▶ **Given data**:
* begin *

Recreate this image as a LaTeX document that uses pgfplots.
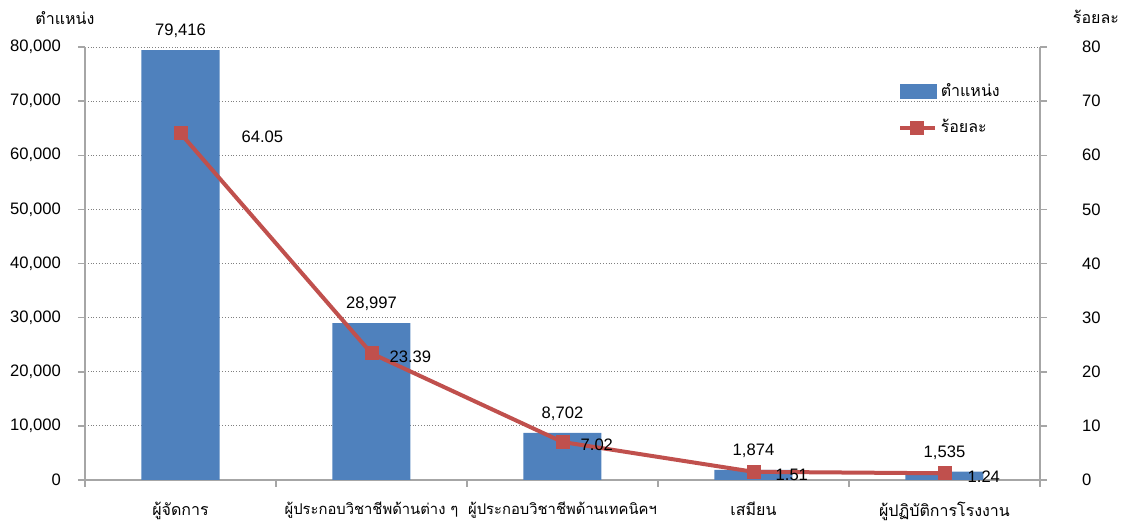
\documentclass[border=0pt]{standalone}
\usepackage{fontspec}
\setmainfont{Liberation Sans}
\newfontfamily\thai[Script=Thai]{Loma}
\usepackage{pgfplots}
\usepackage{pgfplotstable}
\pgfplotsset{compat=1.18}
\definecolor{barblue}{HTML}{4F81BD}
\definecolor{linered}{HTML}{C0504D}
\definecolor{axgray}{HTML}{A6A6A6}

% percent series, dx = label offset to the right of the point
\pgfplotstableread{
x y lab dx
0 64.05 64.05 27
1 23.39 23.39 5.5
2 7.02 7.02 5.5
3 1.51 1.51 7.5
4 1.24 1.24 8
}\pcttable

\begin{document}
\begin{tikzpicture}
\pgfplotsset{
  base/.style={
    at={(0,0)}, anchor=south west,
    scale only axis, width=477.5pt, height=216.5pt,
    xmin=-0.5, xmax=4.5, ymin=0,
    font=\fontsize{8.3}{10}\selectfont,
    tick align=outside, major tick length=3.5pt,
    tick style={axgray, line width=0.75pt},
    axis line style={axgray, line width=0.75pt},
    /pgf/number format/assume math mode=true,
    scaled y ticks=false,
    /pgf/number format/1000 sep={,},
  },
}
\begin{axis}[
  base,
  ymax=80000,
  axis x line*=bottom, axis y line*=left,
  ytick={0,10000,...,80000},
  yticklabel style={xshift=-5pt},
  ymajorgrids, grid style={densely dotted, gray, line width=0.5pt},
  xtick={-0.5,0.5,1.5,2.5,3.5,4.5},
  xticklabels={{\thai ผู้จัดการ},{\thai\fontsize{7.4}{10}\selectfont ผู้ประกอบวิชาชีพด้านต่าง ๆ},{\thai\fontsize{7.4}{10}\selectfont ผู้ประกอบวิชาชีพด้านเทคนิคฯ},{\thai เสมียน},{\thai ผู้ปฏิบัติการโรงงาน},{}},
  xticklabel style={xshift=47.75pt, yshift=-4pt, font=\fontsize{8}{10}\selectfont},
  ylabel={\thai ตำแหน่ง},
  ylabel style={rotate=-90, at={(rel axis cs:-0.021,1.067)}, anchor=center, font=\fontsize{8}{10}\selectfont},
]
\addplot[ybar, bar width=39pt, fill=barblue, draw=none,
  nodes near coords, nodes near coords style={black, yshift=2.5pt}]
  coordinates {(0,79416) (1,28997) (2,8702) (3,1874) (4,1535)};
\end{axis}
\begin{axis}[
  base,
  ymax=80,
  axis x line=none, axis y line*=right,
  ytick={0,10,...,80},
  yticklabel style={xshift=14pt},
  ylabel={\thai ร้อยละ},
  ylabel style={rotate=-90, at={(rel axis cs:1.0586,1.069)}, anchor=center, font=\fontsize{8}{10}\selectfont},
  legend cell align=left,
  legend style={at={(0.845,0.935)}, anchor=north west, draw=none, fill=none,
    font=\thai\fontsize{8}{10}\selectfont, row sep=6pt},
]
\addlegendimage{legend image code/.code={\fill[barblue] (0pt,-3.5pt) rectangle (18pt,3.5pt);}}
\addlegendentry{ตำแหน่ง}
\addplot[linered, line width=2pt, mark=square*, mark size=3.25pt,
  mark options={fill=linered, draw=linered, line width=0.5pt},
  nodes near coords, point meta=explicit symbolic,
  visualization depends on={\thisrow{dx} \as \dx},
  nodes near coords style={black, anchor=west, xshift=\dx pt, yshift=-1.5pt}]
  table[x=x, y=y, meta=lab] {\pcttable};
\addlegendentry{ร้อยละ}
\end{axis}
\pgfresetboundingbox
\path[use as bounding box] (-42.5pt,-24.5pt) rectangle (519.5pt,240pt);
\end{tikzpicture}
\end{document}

* end *

▶ **Stated problem**: Find the lines containing "image" and list every one of them.

▶ **Solution for this exercise**:
Recreate this image as a LaTeX document that uses pgfplots.
\addlegendimage{legend image code/.code={\fill[barblue] (0pt,-3.5pt) rectangle (18pt,3.5pt);}}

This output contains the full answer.